Platform engineering teams can further reduce risk by publishing reusable pipeline templates, approved infrastructure modules, observability standards, and release playbooks. This creates a productized internal platform for finance delivery teams. Instead of rebuilding controls for every project, teams consume a standardized deployment service with embedded governance and resilience patterns.
Operational continuity, disaster recovery, and rollback planning
Release risk is not fully addressed until rollback and recovery are operationally credible. Finance leaders need confidence that a failed deployment will not compromise transaction integrity, reporting deadlines, or customer billing. On Azure, this means pairing deployment automation with tested recovery architecture. Backups should be policy-driven, restoration should be rehearsed, and failover procedures should be integrated into release planning rather than documented separately and ignored.
A realistic enterprise scenario is a finance SaaS provider deploying a new invoicing microservice and related database schema changes across two Azure regions. The release pipeline validates infrastructure state, applies schema migrations, deploys the service to a staging slot, runs synthetic invoice-generation tests, checks queue depth and API latency, and then promotes traffic gradually. If error rates rise or reconciliation checks fail, traffic is shifted back, the previous version remains available, and incident telemetry is preserved for root cause analysis. That is operational resilience in practice.
Cost optimization and scalability considerations
Automation should not be evaluated only on deployment speed. For finance organizations, it should also improve cost discipline and scalability.
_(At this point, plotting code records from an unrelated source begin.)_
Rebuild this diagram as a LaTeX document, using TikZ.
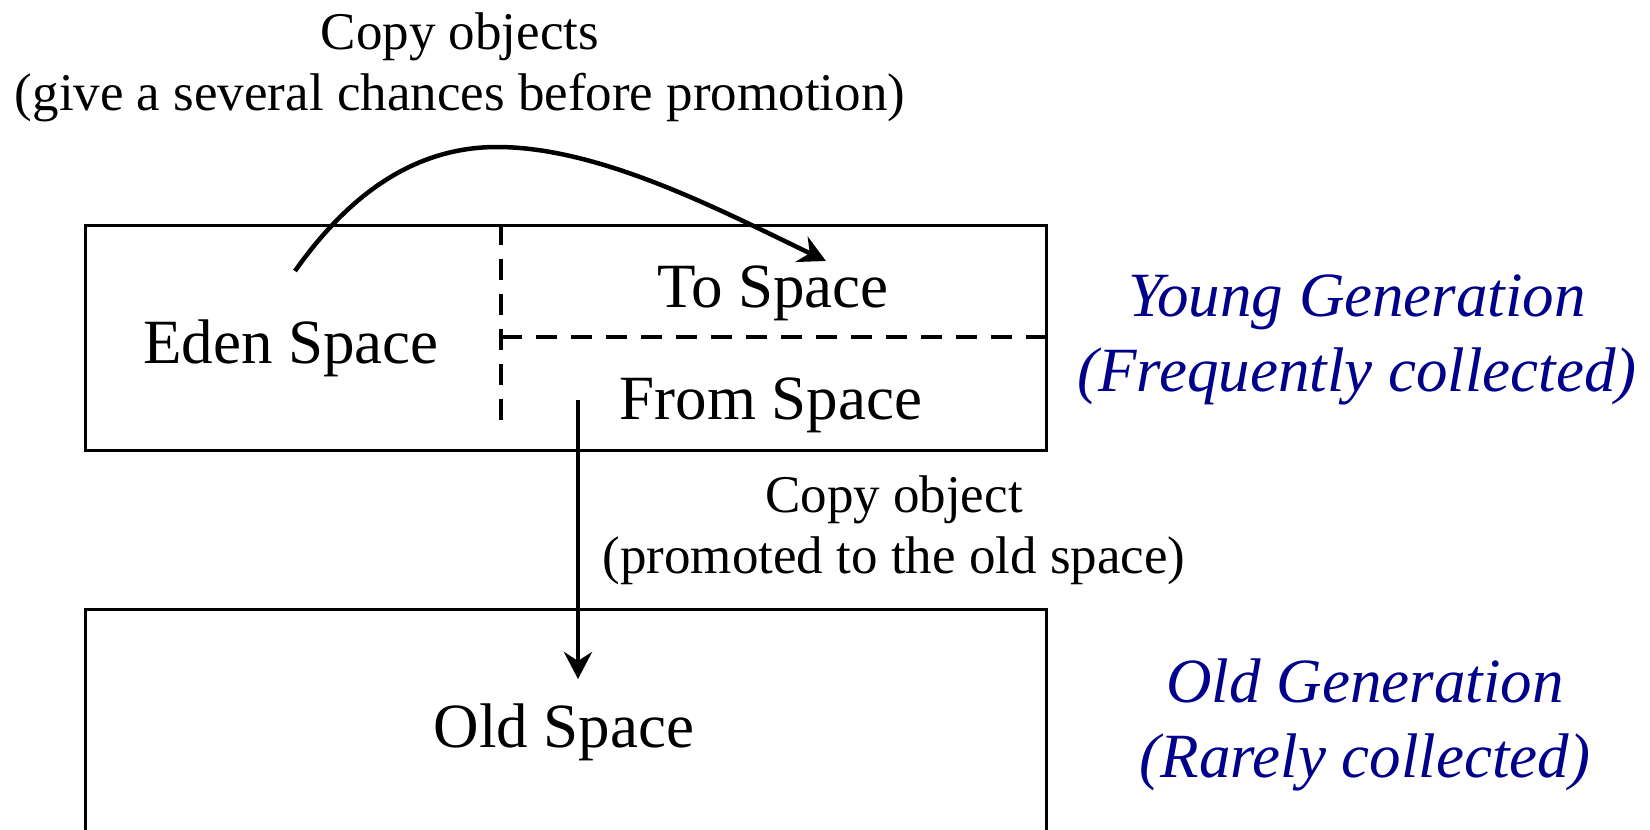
\documentclass[tikz,border=0pt]{standalone}
\usepackage{fontspec}
\setmainfont{Liberation Serif}
\usetikzlibrary{arrows.meta}
\definecolor{gennavy}{RGB}{0,0,139}
\begin{document}
\begin{tikzpicture}[x=1pt,y=-1pt,
  region/.style={draw=black, line width=2.5pt, inner sep=0pt, anchor=north west},
  divider/.style={line width=4.5pt, dash pattern=on 21pt off 14pt},
  spacelabel/.style={font=\fontsize{63}{75}\selectfont, inner sep=0pt, anchor=base},
  note/.style={font=\fontsize{53}{61}\selectfont, align=center, inner sep=0pt, anchor=base},
  genlabel/.style={font=\itshape\fontsize{63}{75}\selectfont, text=gennavy, align=center, inner sep=0pt, anchor=base},
  flow/.style={line width=4.5pt, -{Stealth[length=27pt,width=28pt,inset=9pt]}}
]
\useasboundingbox (0,0) rectangle (1650,830);
\clip (0,0) rectangle (1650,830);

% heap regions
\node[region, minimum width=961pt, minimum height=225pt] (young) at (84,224) {};
\node[region, minimum width=961pt, minimum height=260pt] (old) at (84,608) {};

% survivor space dividers
\draw[divider] (501,224) -- (501,433);
\draw[divider] (501,337) -- (1045,337);

% space names
\node[spacelabel] (eden) at (291,363) {Eden Space};
\node[spacelabel] (to) at (773,307) {To Space};
\node[spacelabel] (from) at (771,419) {From Space};
\node[spacelabel] (oldsp) at (564,747) {Old Space};

% generation labels (anchored at the last line's baseline)
\node[genlabel] (younglbl) at (1357,391) {Young Generation\\(Frequently collected)};
\node[genlabel] (oldlbl) at (1365,777) {Old Generation\\(Rarely collected)};

% copy notes
\node[note] (copyup) at (460,110) {Copy objects\\(give a several chances before promotion)};
\node[note] (copydown) at (894,573) {Copy object\\(promoted to the old space)};

% copy paths
\coordinate (lift) at (295,271);
\coordinate (drop) at (826,261);
\coordinate (fromtap) at (578,400);
\coordinate (oldtap) at (578,679);
\draw[flow] (lift) .. controls (345,200) and (410,147) .. (497,147)
  .. controls (600,147) and (720,210) .. (drop);
\draw[flow] (fromtap) -- (oldtap);
\end{tikzpicture}
\end{document}
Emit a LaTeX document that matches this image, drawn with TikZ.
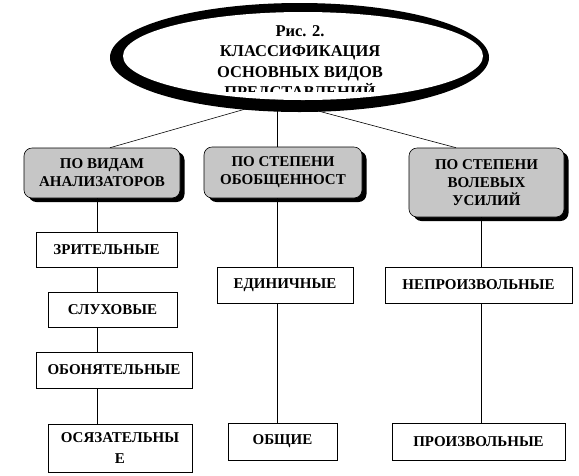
\documentclass[tikz,border=0pt]{standalone}
\usepackage{fontspec}
\setmainfont{Liberation Serif}
\usetikzlibrary{shadows}
\definecolor{boxgray}{RGB}{198,198,198}
\tikzset{
  topbox/.style={draw=black, line width=0.6pt, fill=boxgray, rounded corners=8pt,
    drop shadow={shadow xshift=4.5pt, shadow yshift=-4pt, fill=black, opacity=1},
    align=center, inner sep=0pt, font=\fontsize{15}{18}\selectfont\bfseries},
  leafbox/.style={draw=black, line width=0.6pt, fill=white,
    drop shadow={shadow xshift=1pt, shadow yshift=-1pt, fill=black!60, opacity=1},
    align=center, inner sep=0pt, font=\fontsize{15}{21}\selectfont\bfseries},
  conn/.style={draw=black, line width=0.6pt}
}
\begin{document}
\begin{tikzpicture}[x=1pt,y=-1pt]
\useasboundingbox (0,0) rectangle (579,475);
% title ellipse with shadow
\fill[black] (299.5,57.5) ellipse (189.5pt and 54.5pt);
\fill[white] (303,56) ellipse (180pt and 44pt);
\begin{scope}
  \clip (120,10) rectangle (485,91);
  \node[align=center, inner sep=0pt, anchor=north,
        font=\fontsize{16.5}{20.5}\selectfont\bfseries] (title) at (300,25)
    {Рис. 2.\\КЛАССИФИКАЦИЯ\\ОСНОВНЫХ ВИДОВ\\ПРЕДСТАВЛЕНИЙ};
\end{scope}
\coordinate (apex) at (277,100);
% top-level boxes
\node[topbox, minimum width=156pt, minimum height=50pt] (b1) at (102,173) {ПО ВИДАМ\\АНАЛИЗАТОРОВ};
\node[topbox, minimum width=158pt, minimum height=51pt] (b2) at (283,172.5) {ПО СТЕПЕНИ\\ОБОБЩЕННОСТ};
\node[topbox, minimum width=155pt, minimum height=69pt] (b3) at (486.5,182.5) {ПО СТЕПЕНИ\\ВОЛЕВЫХ\\УСИЛИЙ};
% leaf boxes
\node[leafbox, minimum width=141pt, minimum height=35pt] (l1) at (106.5,249.5) {ЗРИТЕЛЬНЫЕ};
\node[leafbox, minimum width=129pt, minimum height=35pt] (l2) at (112.5,309.5) {СЛУХОВЫЕ};
\node[leafbox, minimum width=156pt, minimum height=36pt] (l3) at (114,370) {ОБОНЯТЕЛЬНЫЕ};
\node[leafbox, minimum width=144pt, minimum height=48pt] (l4) at (120,448) {ОСЯЗАТЕЛЬНЫ\\Е};
\node[leafbox, minimum width=136pt, minimum height=36pt] (m1) at (285,285) {ЕДИНИЧНЫЕ};
\node[leafbox, minimum width=109pt, minimum height=37pt] (m2) at (282.5,441.5) {ОБЩИЕ};
\node[leafbox, minimum width=187pt, minimum height=36pt] (r1) at (478.5,285) {НЕПРОИЗВОЛЬНЫЕ};
\node[leafbox, minimum width=173pt, minimum height=37pt] (r2) at (478.5,441.5) {ПРОИЗВОЛЬНЫЕ};
% connector columns
\coordinate (L) at (97,0);
\coordinate (M) at (277,0);
\coordinate (R) at (481,0);
\coordinate (LT) at (110,0);
\coordinate (RT) at (456,0);
% connectors from title
\draw[conn] (apex) -- (b1.north -| LT);
\draw[conn] (apex) -- (b2.north -| M);
\draw[conn] (apex) -- (b3.north -| RT);
% left column
\draw[conn] (b1.south -| L) -- (l1.north -| L);
\draw[conn] (l1.south -| L) -- (l2.north -| L);
\draw[conn] (l2.south -| L) -- (l3.north -| L);
\draw[conn] (l3.south -| L) -- (l4.north -| L);
% middle column
\draw[conn] (b2.south -| M) -- (m1.north -| M);
\draw[conn] (m1.south -| M) -- (m2.north -| M);
% right column
\draw[conn] (b3.south -| R) -- (r1.north -| R);
\draw[conn] (r1.south -| R) -- (r2.north -| R);
\end{tikzpicture}
\end{document}
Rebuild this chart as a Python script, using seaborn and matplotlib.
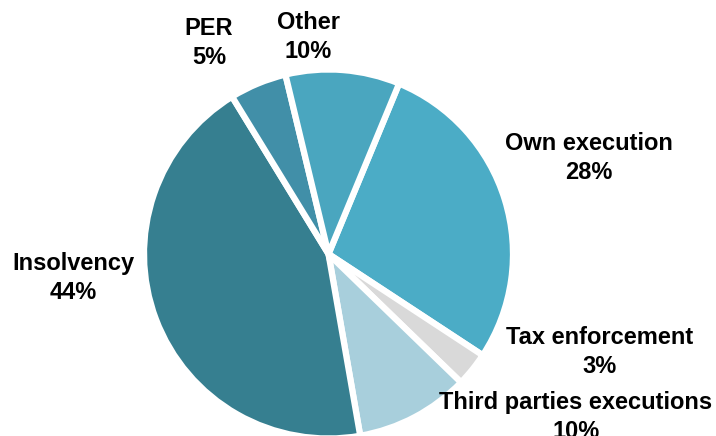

Standardized Azure environments reduce duplicate tooling, eliminate idle infrastructure created for one-off releases, and make non-production lifecycle management easier to automate. Scheduled shutdowns, ephemeral test environments, and rightsized deployment agents can materially reduce cloud cost overruns.
Scalability also matters during peak financial events. Month-end close, annual planning cycles, tax periods, and billing runs can create temporary spikes in compute, integration throughput, and reporting demand. Automated deployment and infrastructure orchestration allow teams to scale safely before these windows, validate readiness, and then return to optimized baseline capacity afterward. This supports operational scalability without normalizing permanent overprovisioning.
Executive recommendations for finance leaders and cloud teams
First, treat Azure deployment automation as a finance risk reduction program, not a tooling project. The objective is to improve release predictability, auditability, resilience, and continuity across the financial application estate. Second, establish a shared operating model between finance, security, platform engineering, and application teams so release controls are standardized and not reinvented by each project.
Third, prioritize high-impact workflows such as ERP integrations, billing engines, payroll interfaces, treasury connectivity, and reporting pipelines for automation first. These areas usually carry the highest operational and compliance exposure. Fourth, measure success using business-relevant indicators such as failed change rate, mean time to recovery, deployment frequency by risk tier, reconciliation incident volume, and audit evidence completeness.
Finally, invest in a platform engineering approach that gives finance delivery teams reusable Azure patterns for infrastructure automation, observability, security, and disaster recovery. This creates a scalable enterprise deployment architecture that supports modernization without sacrificing control. For finance organizations under pressure to move faster while reducing operational risk, that balance is the real value of Azure deployment automation.